[Begin PROVIDED MATERIAL]
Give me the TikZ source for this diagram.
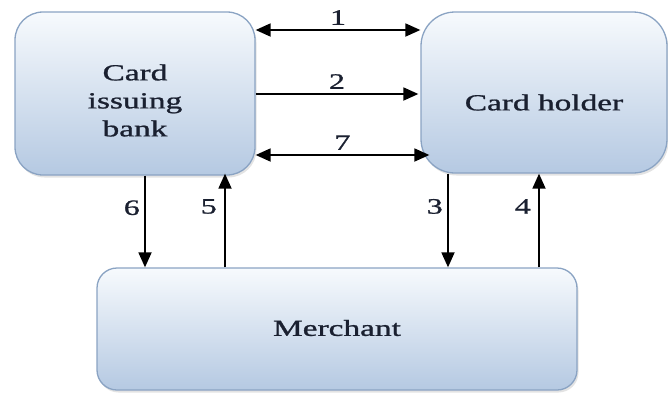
\documentclass[tikz,border=0pt]{standalone}
\usepackage{fontspec}
\setmainfont{Liberation Serif}
\newfontfamily\heavy{Liberation Serif}[FakeBold=0.9]
\usetikzlibrary{arrows.meta,calc,shadows}
\definecolor{boxtop}{HTML}{F7FAFD}
\definecolor{boxbot}{HTML}{B5C9E2}
\definecolor{boxline}{HTML}{8AA3C3}
\definecolor{ink}{HTML}{1A2030}
\newcommand{\wide}[1]{\scalebox{1.45}[1]{#1}}
\tikzset{
  tip/.tip={Triangle[length=15pt,width=13pt]},
  party/.style={draw=boxline, line width=1.3pt, top color=boxtop, bottom color=boxbot,
    rounded corners=28pt,
    drop shadow={opacity=0.22, shadow xshift=1.5pt, shadow yshift=-2.5pt}},
  title/.style={text=ink, align=center, font=\heavy\fontsize{23}{28}\selectfont},
  flow/.style={line width=1.8pt, -tip},
  both/.style={line width=1.8pt, tip-tip},
  num/.style={text=ink, font=\heavy\fontsize{22}{22}\selectfont}
}
\begin{document}
\begin{tikzpicture}[x=1pt,y=-1pt]
\useasboundingbox (0,0) rectangle (668,394);
% the three parties
\node[party, minimum width=240pt, minimum height=163pt] (bank) at (135,93.5) {};
\node[party, minimum width=246pt, minimum height=161pt, rounded corners=34pt] (holder) at (544,92.5) {};
\node[party, minimum width=480pt, minimum height=122pt, rounded corners=20pt] (merchant) at (337,329) {};
\node[title] (banktext) at ($(bank.center)+(0,7)$) {\wide{Card}\\\wide{issuing}\\\wide{bank}};
\node[title] (holdertext) at ($(holder.center)+(0,10)$) {\wide{Card holder}};
\node[title] (merchanttext) at ($(merchant.center)+(0,-1)$) {\wide{Merchant}};
% bank <-> card holder
\draw[both] (bank.east |- 0,30) -- (holder.west |- 0,30)
  node[num, midway, above=1pt] {\wide{1}};
\draw[flow] (bank.east |- 0,94) -- ($(holder.west |- 0,94)+(-2,0)$)
  node[num, midway, above=1pt] {\wide{2}};
\draw[both] (bank.east |- 0,155) -- ($(holder.west |- 0,155)+(9,0)$)
  node[num, midway, above=1pt] {\wide{7}};
% bank <-> merchant
\draw[flow] (bank.south -| 145,0) -- (merchant.north -| 145,0)
  node[num, pos=0.35, left=1pt] {\wide{6}};
\draw[flow] (merchant.north -| 225,0) -- ($(bank.south -| 225,0)+(0,-2)$)
  node[num, pos=0.65, left=4pt] {\wide{5}};
% card holder <-> merchant
\draw[flow] (holder.south -| 448,0) -- (merchant.north -| 448,0)
  node[num, pos=0.35, left=1pt] {\wide{3}};
\draw[flow] (merchant.north -| 539,0) -- (holder.south -| 539,0)
  node[num, pos=0.65, left=4pt] {\wide{4}};
\end{tikzpicture}
\end{document}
[End PROVIDED MATERIAL]
**WHAT TO DO**
Without the pictures, copy the material exactly as given.

**THE SOLUTION**
Give me the TikZ source for this diagram.
\documentclass[tikz,border=0pt]{standalone}
\usepackage{fontspec}
\setmainfont{Liberation Serif}
\newfontfamily\heavy{Liberation Serif}[FakeBold=0.9]
\usetikzlibrary{arrows.meta,calc,shadows}
\definecolor{boxtop}{HTML}{F7FAFD}
\definecolor{boxbot}{HTML}{B5C9E2}
\definecolor{boxline}{HTML}{8AA3C3}
\definecolor{ink}{HTML}{1A2030}
\newcommand{\wide}[1]{\scalebox{1.45}[1]{#1}}
\tikzset{
  tip/.tip={Triangle[length=15pt,width=13pt]},
  party/.style={draw=boxline, line width=1.3pt, top color=boxtop, bottom color=boxbot,
    rounded corners=28pt,
    drop shadow={opacity=0.22, shadow xshift=1.5pt, shadow yshift=-2.5pt}},
  title/.style={text=ink, align=center, font=\heavy\fontsize{23}{28}\selectfont},
  flow/.style={line width=1.8pt, -tip},
  both/.style={line width=1.8pt, tip-tip},
  num/.style={text=ink, font=\heavy\fontsize{22}{22}\selectfont}
}
\begin{document}
\begin{tikzpicture}[x=1pt,y=-1pt]
\useasboundingbox (0,0) rectangle (668,394);
% the three parties
\node[party, minimum width=240pt, minimum height=163pt] (bank) at (135,93.5) {};
\node[party, minimum width=246pt, minimum height=161pt, rounded corners=34pt] (holder) at (544,92.5) {};
\node[party, minimum width=480pt, minimum height=122pt, rounded corners=20pt] (merchant) at (337,329) {};
\node[title] (banktext) at ($(bank.center)+(0,7)$) {\wide{Card}\\\wide{issuing}\\\wide{bank}};
\node[title] (holdertext) at ($(holder.center)+(0,10)$) {\wide{Card holder}};
\node[title] (merchanttext) at ($(merchant.center)+(0,-1)$) {\wide{Merchant}};
% bank <-> card holder
\draw[both] (bank.east |- 0,30) -- (holder.west |- 0,30)
  node[num, midway, above=1pt] {\wide{1}};
\draw[flow] (bank.east |- 0,94) -- ($(holder.west |- 0,94)+(-2,0)$)
  node[num, midway, above=1pt] {\wide{2}};
\draw[both] (bank.east |- 0,155) -- ($(holder.west |- 0,155)+(9,0)$)
  node[num, midway, above=1pt] {\wide{7}};
% bank <-> merchant
\draw[flow] (bank.south -| 145,0) -- (merchant.north -| 145,0)
  node[num, pos=0.35, left=1pt] {\wide{6}};
\draw[flow] (merchant.north -| 225,0) -- ($(bank.south -| 225,0)+(0,-2)$)
  node[num, pos=0.65, left=4pt] {\wide{5}};
% card holder <-> merchant
\draw[flow] (holder.south -| 448,0) -- (merchant.north -| 448,0)
  node[num, pos=0.35, left=1pt] {\wide{3}};
\draw[flow] (merchant.north -| 539,0) -- (holder.south -| 539,0)
  node[num, pos=0.65, left=4pt] {\wide{4}};
\end{tikzpicture}
\end{document}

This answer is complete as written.